Dataset extract:
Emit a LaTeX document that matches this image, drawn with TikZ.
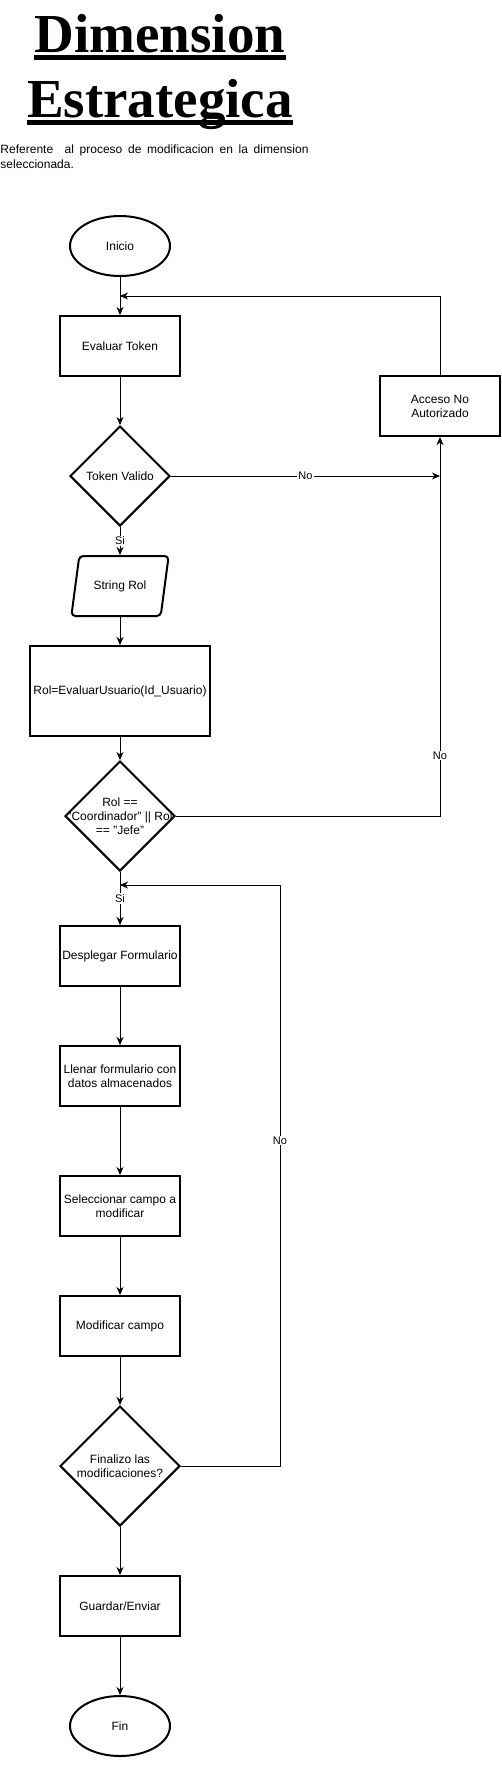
\documentclass[tikz,border=0pt]{standalone}
\usepackage{fontspec}
\setmainfont{Liberation Sans}
\newfontfamily\titulofont{Liberation Serif}
\usetikzlibrary{shapes.geometric, positioning, arrows.meta}

\begin{document}
\begin{tikzpicture}[x=1pt,y=-1pt,->,>={Stealth[length=8pt,width=7pt,inset=2.5pt]},
		line width=1pt,on grid,font=\fontsize{12}{14}\selectfont,
		inicio/.style={ellipse,draw,line width=2pt,minimum width=100pt,minimum height=60pt},
		proceso/.style={rectangle,draw,line width=2pt,minimum width=120pt,minimum height=60pt,
			align=center,inner sep=2pt},
		decision/.style={diamond,draw,line width=2pt,aspect=1,inner sep=0pt,align=center},
		datos/.style={trapezium,draw,line width=2pt,trapezium left angle=72,
			trapezium right angle=108,trapezium stretches=true,minimum width=98pt,
			minimum height=60pt,rounded corners=4pt},
		etiqueta/.style={fill=white,inner sep=1pt,font=\fontsize{11}{13}\selectfont},
		titulo/.style={font=\titulofont\bfseries\fontsize{55}{60}\selectfont,inner sep=0pt,anchor=base}]

  \useasboundingbox (0,0) rectangle (502,1765);

  % encabezado
  \node[titulo] (titulo a) at (160,52.3) {Dimension};
  \node[titulo] (titulo b) at (160,117.3) {Estrategica};
  \draw[-,line width=4.5pt] ([yshift=-5.3pt]titulo a.base west) -- ([yshift=-5.3pt]titulo a.base east);
  \draw[-,line width=4.5pt] ([yshift=-5.3pt]titulo b.base west) -- ([yshift=-5.3pt]titulo b.base east);
  \node[anchor=north west,text width=308pt,align=justify,inner sep=0pt,
		font={\fontsize{12}{15}\selectfont\hyphenpenalty=10000}] (referente) at (0,144.5)
	{Referente~ al proceso de modificacion en la dimension seleccionada.};

  % diagrama
  \node[inicio] (inicio) at (120,246) {Inicio};
  \node[proceso] (evaluar) [below=100pt of inicio] {Evaluar Token};
  \node[decision,minimum size=100pt] (token) [below=130pt of evaluar] {Token Valido};
  \node[proceso] (acceso) [below right=60pt and 320pt of evaluar] {Acceso No\\Autorizado};
  \node[datos] (string rol) [below=110pt of token] {String Rol};
  \node[proceso,minimum width=180pt,minimum height=90pt] (rol) [below=105pt of string rol]
	{Rol=EvaluarUsuario(Id\_Usuario)};
  \node[decision,minimum size=110pt] (rol check) [below=125pt of rol] {};
  \node[align=center,inner sep=0pt] (rol texto) at (rol check) {Rol ==\\"Coordinador" || Rol\\== "Jefe"};
  \node[proceso] (desplegar) [below=140pt of rol check] {Desplegar Formulario};
  \node[proceso] (llenar) [below=120pt of desplegar] {Llenar formulario con\\datos almacenados};
  \node[proceso] (seleccionar) [below=130pt of llenar] {Seleccionar campo a\\modificar};
  \node[proceso] (modificar) [below=120pt of seleccionar] {Modificar campo};
  \node[decision,minimum size=120pt] (finalizo) [below=140pt of modificar] {Finalizo las\\modificaciones?};
  \node[proceso] (guardar) [below=140pt of finalizo] {Guardar/Enviar};
  \node[inicio] (fin) [below=120pt of guardar] {Fin};

  \coordinate (entrada) at ([yshift=19pt]evaluar.north);
  \coordinate (retorno) at ([yshift=40pt]desplegar.north);

  \draw (inicio) -- (evaluar);
  \draw (evaluar) -- (token);
  \draw (token) -- node[etiqueta] {Si} (string rol);
  \draw (token.east) -- node[etiqueta] {No} (token.east -| acceso.south);
  \draw (acceso.north) |- (entrada);
  \draw (string rol) -- (rol);
  \draw (rol) -- (rol check);
  \draw (rol check.east) -| node[etiqueta,pos=0.58] {No} (acceso.south);
  \draw (rol check) -- node[etiqueta] {Si} (desplegar);
  \draw (desplegar) -- (llenar);
  \draw (llenar) -- (seleccionar);
  \draw (seleccionar) -- (modificar);
  \draw (modificar) -- (finalizo);
  \draw (finalizo.east) -| node[etiqueta,pos=0.78] {No} ([xshift=160pt]retorno) -- (retorno);
  \draw (finalizo) -- (guardar);
  \draw (guardar) -- (fin);

\end{tikzpicture}
\end{document}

Directive:
Transcribe exactly, with no pictures, the lines running from the first line of the material through the line holding "(0,0) rectangle (502,1765);".

Solution:
Emit a LaTeX document that matches this image, drawn with TikZ.
\documentclass[tikz,border=0pt]{standalone}
\usepackage{fontspec}
\setmainfont{Liberation Sans}
\newfontfamily\titulofont{Liberation Serif}
\usetikzlibrary{shapes.geometric, positioning, arrows.meta}

\begin{document}
\begin{tikzpicture}[x=1pt,y=-1pt,->,>={Stealth[length=8pt,width=7pt,inset=2.5pt]},
		line width=1pt,on grid,font=\fontsize{12}{14}\selectfont,
		inicio/.style={ellipse,draw,line width=2pt,minimum width=100pt,minimum height=60pt},
		proceso/.style={rectangle,draw,line width=2pt,minimum width=120pt,minimum height=60pt,
			align=center,inner sep=2pt},
		decision/.style={diamond,draw,line width=2pt,aspect=1,inner sep=0pt,align=center},
		datos/.style={trapezium,draw,line width=2pt,trapezium left angle=72,
			trapezium right angle=108,trapezium stretches=true,minimum width=98pt,
			minimum height=60pt,rounded corners=4pt},
		etiqueta/.style={fill=white,inner sep=1pt,font=\fontsize{11}{13}\selectfont},
		titulo/.style={font=\titulofont\bfseries\fontsize{55}{60}\selectfont,inner sep=0pt,anchor=base}]

  \useasboundingbox (0,0) rectangle (502,1765);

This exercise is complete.